* Exercise prompt
Extract everything from the first line through the line with "q2_end = 10.06", both ends included, except for any pictures.

----- Dataset extract

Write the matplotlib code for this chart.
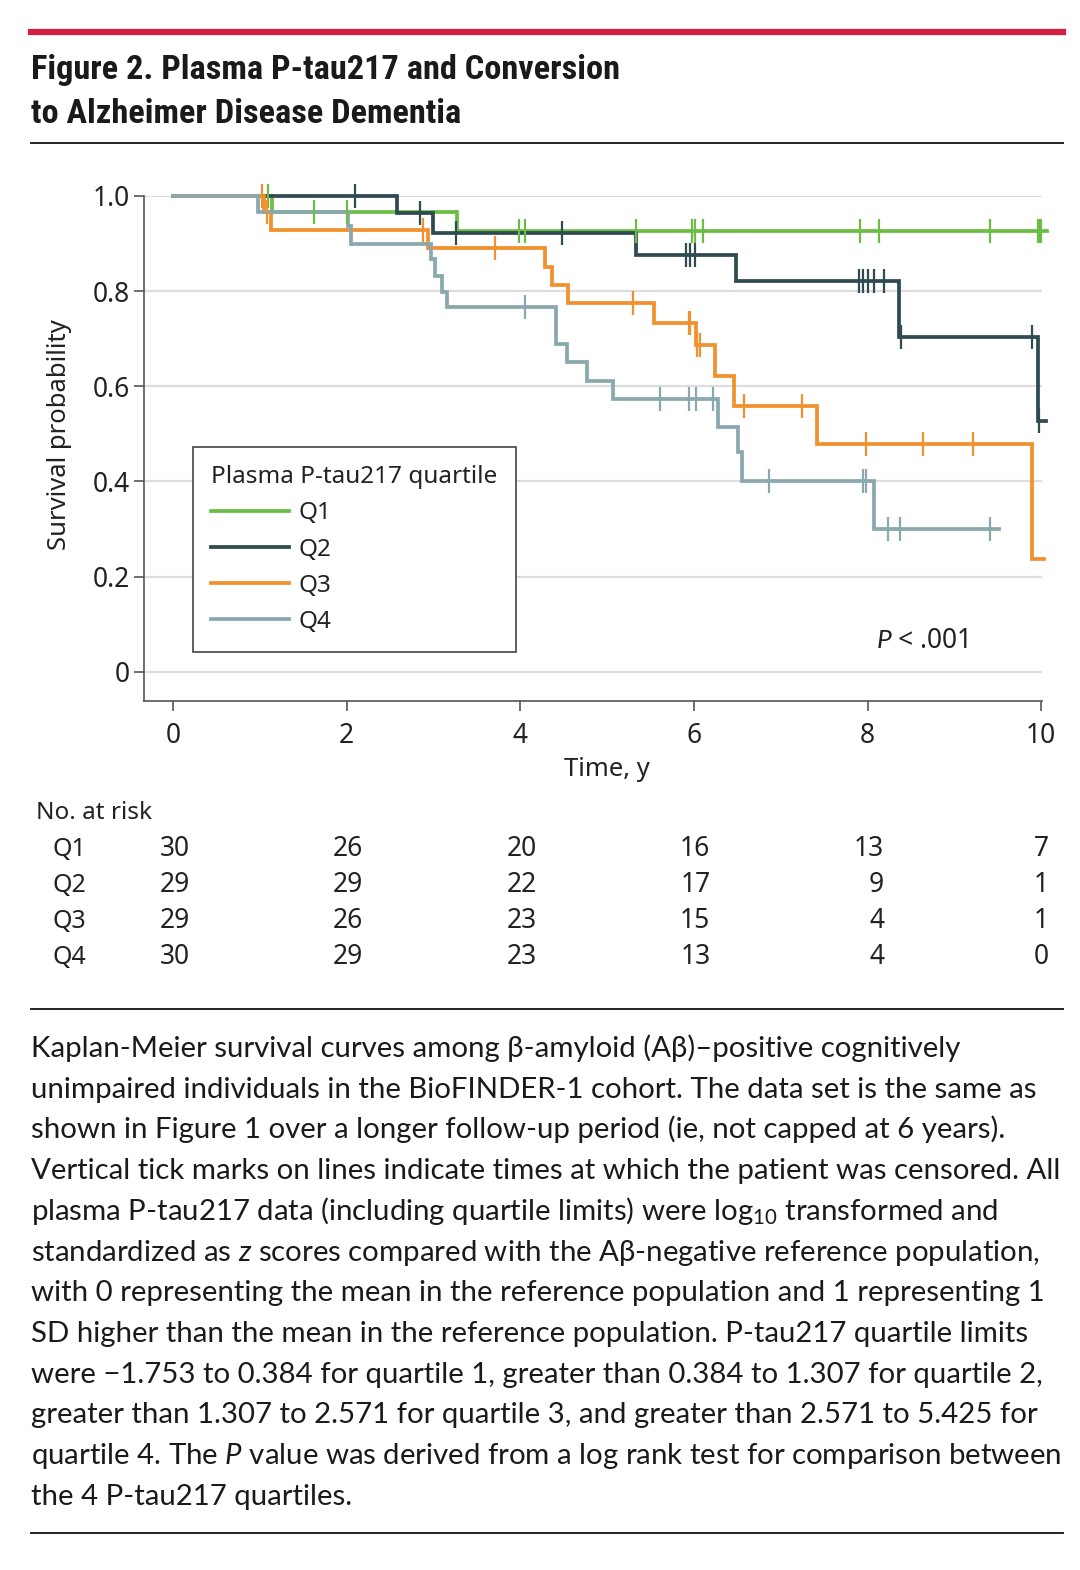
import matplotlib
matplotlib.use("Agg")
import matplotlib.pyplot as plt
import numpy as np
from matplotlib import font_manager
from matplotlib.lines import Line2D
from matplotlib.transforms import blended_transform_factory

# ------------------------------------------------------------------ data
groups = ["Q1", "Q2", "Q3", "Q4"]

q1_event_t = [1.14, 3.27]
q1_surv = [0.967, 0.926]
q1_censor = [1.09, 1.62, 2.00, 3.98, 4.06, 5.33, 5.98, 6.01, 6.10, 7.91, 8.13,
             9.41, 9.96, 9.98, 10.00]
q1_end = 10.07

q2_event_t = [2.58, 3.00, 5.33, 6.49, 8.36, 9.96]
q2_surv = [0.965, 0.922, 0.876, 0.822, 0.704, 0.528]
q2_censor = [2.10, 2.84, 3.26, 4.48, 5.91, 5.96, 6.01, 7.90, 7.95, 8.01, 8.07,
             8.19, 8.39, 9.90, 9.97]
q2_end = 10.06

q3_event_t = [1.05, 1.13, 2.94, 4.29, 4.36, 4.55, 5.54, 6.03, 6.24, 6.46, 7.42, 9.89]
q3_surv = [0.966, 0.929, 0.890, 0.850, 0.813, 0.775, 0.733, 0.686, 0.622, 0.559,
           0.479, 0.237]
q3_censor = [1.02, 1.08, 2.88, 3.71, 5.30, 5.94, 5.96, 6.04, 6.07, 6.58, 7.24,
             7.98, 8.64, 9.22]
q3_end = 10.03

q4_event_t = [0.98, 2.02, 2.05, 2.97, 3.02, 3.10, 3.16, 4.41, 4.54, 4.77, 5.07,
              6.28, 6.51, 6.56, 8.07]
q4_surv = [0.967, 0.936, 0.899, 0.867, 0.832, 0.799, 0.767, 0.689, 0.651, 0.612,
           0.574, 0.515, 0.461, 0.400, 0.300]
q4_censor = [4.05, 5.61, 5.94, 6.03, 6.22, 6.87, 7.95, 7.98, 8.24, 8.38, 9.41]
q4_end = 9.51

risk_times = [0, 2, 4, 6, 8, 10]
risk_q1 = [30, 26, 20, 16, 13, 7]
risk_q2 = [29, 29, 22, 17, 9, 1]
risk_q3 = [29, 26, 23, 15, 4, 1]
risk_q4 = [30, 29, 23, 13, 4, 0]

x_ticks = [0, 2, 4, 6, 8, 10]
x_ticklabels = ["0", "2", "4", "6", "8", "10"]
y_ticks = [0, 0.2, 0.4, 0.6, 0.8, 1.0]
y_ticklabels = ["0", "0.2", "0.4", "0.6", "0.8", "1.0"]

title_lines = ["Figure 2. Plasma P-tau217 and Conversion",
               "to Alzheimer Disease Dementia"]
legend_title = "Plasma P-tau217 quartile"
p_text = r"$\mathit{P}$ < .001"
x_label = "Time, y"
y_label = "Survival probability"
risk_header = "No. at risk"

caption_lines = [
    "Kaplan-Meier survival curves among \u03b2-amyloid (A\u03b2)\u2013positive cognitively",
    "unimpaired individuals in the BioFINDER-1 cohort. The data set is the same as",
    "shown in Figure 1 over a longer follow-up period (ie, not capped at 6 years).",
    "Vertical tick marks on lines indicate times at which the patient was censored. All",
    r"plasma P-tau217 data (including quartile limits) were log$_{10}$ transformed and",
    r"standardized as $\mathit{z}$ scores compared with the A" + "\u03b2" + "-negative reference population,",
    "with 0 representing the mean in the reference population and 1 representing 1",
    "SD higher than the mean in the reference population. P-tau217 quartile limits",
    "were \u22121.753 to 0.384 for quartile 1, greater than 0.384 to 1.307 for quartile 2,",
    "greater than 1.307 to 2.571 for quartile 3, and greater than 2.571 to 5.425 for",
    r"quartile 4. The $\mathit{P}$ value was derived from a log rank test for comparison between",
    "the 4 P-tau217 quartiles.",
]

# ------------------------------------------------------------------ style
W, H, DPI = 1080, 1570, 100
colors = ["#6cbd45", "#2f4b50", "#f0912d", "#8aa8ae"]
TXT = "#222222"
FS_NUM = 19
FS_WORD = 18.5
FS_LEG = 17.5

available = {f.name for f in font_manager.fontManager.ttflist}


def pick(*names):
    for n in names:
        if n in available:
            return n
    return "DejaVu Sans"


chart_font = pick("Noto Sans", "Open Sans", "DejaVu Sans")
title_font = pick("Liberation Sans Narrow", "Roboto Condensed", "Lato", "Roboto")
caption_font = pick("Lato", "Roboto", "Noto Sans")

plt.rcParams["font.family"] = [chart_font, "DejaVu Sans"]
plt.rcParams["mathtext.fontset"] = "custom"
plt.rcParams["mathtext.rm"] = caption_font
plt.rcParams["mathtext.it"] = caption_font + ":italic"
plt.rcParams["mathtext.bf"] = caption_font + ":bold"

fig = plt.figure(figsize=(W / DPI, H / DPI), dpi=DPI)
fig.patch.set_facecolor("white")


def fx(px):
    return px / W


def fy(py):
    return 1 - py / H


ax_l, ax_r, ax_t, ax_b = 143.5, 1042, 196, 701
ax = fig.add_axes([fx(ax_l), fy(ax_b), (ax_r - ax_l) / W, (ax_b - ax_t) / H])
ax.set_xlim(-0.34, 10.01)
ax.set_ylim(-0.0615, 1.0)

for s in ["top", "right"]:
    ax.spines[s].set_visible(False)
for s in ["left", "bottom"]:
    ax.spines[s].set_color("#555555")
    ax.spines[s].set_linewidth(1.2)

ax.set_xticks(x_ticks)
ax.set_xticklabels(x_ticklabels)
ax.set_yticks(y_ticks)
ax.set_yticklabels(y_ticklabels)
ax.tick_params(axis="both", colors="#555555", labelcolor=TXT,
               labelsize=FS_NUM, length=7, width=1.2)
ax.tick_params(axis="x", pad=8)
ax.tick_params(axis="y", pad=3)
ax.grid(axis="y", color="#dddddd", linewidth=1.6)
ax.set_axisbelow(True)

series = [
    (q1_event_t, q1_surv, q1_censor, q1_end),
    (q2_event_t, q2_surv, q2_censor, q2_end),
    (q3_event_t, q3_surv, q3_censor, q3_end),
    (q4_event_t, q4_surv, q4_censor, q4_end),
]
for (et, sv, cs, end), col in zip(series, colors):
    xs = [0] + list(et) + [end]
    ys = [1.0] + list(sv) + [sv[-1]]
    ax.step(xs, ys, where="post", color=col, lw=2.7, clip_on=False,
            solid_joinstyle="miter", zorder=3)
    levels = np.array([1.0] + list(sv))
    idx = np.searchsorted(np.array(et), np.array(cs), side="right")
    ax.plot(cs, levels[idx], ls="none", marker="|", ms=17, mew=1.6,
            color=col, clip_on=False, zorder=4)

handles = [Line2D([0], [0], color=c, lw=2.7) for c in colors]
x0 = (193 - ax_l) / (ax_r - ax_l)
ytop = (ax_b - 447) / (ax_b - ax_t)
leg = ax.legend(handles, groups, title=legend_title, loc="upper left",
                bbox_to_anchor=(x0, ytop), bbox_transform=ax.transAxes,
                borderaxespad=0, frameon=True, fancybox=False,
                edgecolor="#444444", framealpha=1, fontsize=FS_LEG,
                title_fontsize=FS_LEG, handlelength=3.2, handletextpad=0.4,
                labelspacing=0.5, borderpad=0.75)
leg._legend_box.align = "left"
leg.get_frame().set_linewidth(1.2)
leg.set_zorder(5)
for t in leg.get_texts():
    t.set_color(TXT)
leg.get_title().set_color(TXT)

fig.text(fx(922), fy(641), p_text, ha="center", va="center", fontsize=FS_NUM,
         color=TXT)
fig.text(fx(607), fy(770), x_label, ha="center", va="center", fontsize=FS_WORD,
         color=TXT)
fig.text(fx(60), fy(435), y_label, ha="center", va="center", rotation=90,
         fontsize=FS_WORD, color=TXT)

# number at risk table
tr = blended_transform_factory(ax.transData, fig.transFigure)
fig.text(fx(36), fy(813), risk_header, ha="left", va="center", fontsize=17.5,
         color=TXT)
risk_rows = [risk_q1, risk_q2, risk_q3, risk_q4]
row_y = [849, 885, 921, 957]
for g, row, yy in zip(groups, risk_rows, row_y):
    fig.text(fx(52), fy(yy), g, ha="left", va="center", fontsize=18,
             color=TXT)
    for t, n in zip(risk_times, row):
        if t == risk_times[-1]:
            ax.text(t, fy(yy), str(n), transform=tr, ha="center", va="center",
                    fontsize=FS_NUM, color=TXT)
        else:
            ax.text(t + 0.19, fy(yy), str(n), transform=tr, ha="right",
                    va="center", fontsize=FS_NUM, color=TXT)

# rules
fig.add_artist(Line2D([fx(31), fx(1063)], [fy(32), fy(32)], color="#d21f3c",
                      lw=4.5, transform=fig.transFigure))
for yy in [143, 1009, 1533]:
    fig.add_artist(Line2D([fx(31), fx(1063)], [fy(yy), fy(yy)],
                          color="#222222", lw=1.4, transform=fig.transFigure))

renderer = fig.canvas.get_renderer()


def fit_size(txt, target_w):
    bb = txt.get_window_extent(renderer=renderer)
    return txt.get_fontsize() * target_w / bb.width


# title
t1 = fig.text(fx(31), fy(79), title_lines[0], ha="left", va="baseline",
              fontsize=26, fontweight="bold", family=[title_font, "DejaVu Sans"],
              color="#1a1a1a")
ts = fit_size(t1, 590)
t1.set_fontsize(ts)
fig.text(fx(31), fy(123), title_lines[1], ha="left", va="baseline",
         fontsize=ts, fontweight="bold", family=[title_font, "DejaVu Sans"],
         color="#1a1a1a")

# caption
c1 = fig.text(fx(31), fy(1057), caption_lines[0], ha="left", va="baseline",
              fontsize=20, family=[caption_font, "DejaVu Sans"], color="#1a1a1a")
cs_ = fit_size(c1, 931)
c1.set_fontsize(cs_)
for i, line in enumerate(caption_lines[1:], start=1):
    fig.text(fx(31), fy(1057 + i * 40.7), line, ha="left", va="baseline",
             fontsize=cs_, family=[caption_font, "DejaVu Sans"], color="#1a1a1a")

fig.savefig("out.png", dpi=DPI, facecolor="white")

----------

* Solution for this problem
Write the matplotlib code for this chart.
import matplotlib
matplotlib.use("Agg")
import matplotlib.pyplot as plt
import numpy as np
from matplotlib import font_manager
from matplotlib.lines import Line2D
from matplotlib.transforms import blended_transform_factory

# ------------------------------------------------------------------ data
groups = ["Q1", "Q2", "Q3", "Q4"]

q1_event_t = [1.14, 3.27]
q1_surv = [0.967, 0.926]
q1_censor = [1.09, 1.62, 2.00, 3.98, 4.06, 5.33, 5.98, 6.01, 6.10, 7.91, 8.13,
             9.41, 9.96, 9.98, 10.00]
q1_end = 10.07

q2_event_t = [2.58, 3.00, 5.33, 6.49, 8.36, 9.96]
q2_surv = [0.965, 0.922, 0.876, 0.822, 0.704, 0.528]
q2_censor = [2.10, 2.84, 3.26, 4.48, 5.91, 5.96, 6.01, 7.90, 7.95, 8.01, 8.07,
             8.19, 8.39, 9.90, 9.97]
q2_end = 10.06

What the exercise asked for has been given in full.